-- Begin DATASET CONTENT --

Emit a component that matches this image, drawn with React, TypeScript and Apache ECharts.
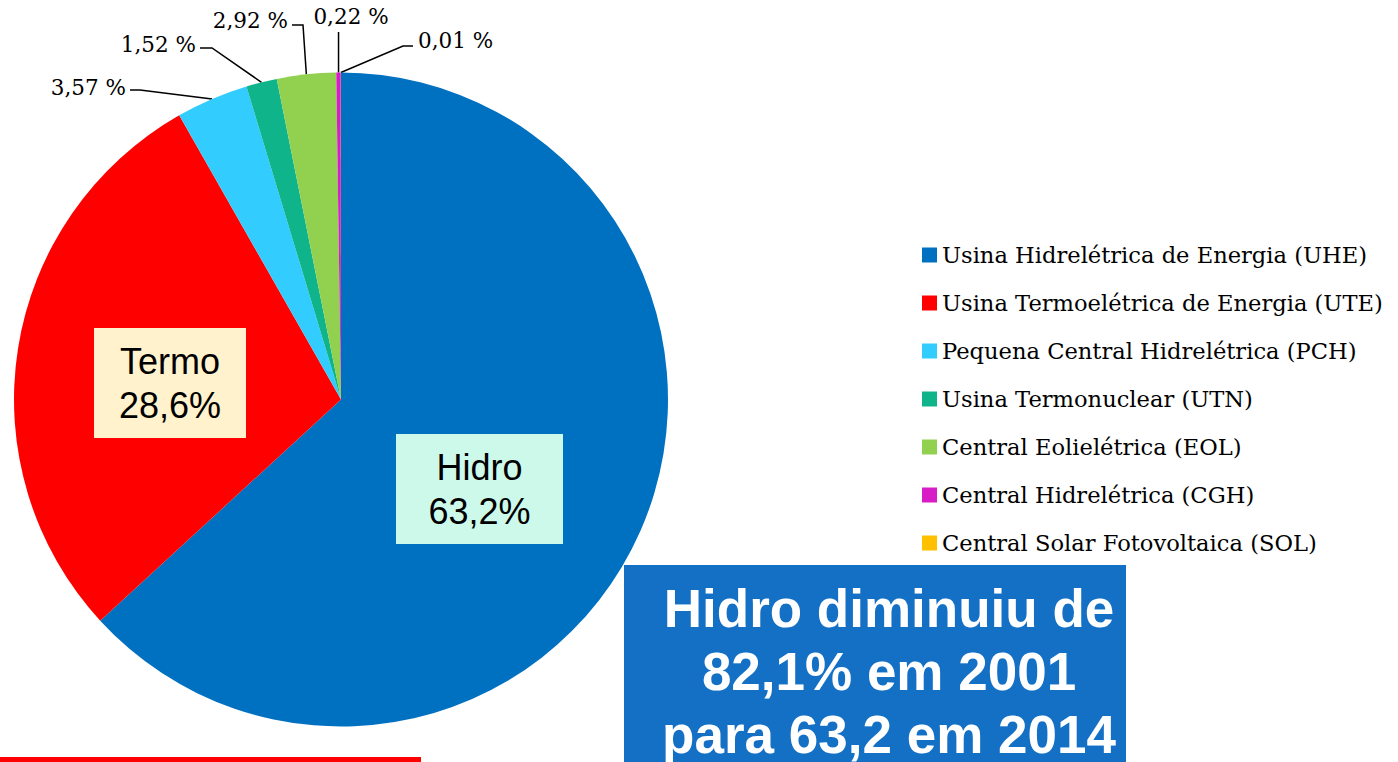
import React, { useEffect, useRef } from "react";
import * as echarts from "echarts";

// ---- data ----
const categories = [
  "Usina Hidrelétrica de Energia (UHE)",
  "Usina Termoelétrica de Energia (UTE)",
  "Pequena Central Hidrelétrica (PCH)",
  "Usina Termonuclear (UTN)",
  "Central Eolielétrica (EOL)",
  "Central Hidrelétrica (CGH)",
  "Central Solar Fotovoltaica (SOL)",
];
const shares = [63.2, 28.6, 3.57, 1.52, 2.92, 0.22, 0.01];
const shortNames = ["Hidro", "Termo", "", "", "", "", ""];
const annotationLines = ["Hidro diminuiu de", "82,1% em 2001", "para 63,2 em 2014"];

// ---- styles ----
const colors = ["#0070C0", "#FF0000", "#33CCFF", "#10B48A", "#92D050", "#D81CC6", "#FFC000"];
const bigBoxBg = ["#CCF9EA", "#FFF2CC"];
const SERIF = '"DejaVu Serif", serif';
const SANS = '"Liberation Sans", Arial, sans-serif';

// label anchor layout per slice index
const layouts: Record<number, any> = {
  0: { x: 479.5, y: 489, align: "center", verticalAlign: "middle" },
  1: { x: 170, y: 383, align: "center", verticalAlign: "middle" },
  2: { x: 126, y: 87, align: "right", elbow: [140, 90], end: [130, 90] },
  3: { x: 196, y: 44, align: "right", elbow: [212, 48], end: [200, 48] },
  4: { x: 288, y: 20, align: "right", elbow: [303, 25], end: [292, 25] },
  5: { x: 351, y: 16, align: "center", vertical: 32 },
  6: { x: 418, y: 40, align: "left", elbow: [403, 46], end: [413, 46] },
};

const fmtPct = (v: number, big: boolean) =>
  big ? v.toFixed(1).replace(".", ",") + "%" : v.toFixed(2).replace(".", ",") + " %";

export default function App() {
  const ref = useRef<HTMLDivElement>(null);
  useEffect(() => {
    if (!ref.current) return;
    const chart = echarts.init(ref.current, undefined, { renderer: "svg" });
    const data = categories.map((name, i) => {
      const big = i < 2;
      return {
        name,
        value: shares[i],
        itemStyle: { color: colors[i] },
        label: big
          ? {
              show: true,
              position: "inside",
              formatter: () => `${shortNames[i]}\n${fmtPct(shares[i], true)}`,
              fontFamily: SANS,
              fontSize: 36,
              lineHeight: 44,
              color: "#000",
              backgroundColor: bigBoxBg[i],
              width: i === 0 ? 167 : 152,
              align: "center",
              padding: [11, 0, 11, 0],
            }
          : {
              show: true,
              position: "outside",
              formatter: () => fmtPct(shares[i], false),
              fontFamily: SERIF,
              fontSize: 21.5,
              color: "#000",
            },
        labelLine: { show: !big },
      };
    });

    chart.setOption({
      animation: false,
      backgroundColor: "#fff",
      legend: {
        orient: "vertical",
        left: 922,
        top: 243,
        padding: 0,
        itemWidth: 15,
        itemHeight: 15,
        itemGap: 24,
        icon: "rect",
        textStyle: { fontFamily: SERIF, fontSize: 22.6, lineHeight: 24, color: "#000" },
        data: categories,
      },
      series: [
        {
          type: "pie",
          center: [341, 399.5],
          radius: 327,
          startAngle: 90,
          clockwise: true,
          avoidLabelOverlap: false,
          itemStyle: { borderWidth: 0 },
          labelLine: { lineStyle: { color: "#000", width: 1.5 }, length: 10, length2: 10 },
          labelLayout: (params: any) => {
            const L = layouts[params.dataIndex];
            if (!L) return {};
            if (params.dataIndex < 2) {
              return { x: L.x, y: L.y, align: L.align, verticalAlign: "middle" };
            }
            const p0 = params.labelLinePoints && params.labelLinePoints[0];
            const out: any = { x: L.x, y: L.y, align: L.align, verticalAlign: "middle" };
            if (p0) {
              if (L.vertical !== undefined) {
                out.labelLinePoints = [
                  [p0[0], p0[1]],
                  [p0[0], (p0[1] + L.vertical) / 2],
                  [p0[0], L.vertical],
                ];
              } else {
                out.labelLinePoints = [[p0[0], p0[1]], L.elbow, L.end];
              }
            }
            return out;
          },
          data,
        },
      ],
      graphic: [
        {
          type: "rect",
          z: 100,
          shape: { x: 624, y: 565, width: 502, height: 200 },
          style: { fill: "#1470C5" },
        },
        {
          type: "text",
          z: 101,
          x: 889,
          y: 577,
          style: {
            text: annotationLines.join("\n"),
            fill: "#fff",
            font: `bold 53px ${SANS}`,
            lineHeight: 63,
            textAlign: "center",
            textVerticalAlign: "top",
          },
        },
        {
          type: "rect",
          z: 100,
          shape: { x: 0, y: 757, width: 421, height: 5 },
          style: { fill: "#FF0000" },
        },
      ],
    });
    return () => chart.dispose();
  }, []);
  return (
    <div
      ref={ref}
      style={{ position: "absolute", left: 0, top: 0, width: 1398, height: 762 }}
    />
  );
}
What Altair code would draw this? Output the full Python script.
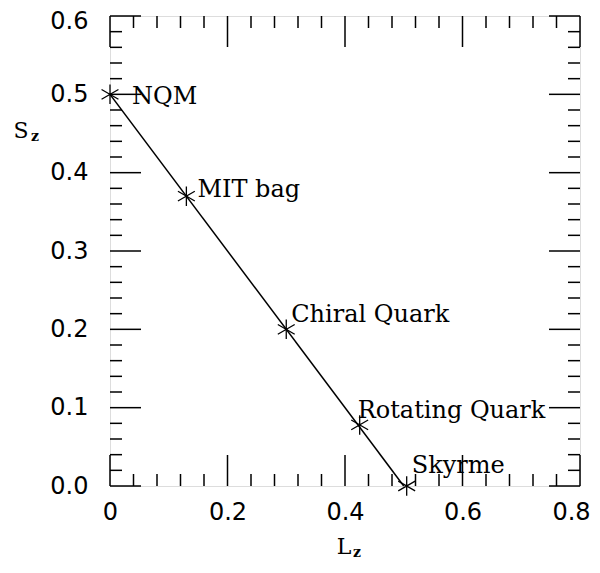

-- End DATASET CONTENT --

Starting at the top of the listing above, please restate word for word each line up to and including the one that holds "import * as", omitting every image.

**ANSWER BELOW**
Emit a component that matches this image, drawn with React, TypeScript and Apache ECharts.
import React, { useEffect, useRef } from "react";
import * as echarts from "echarts";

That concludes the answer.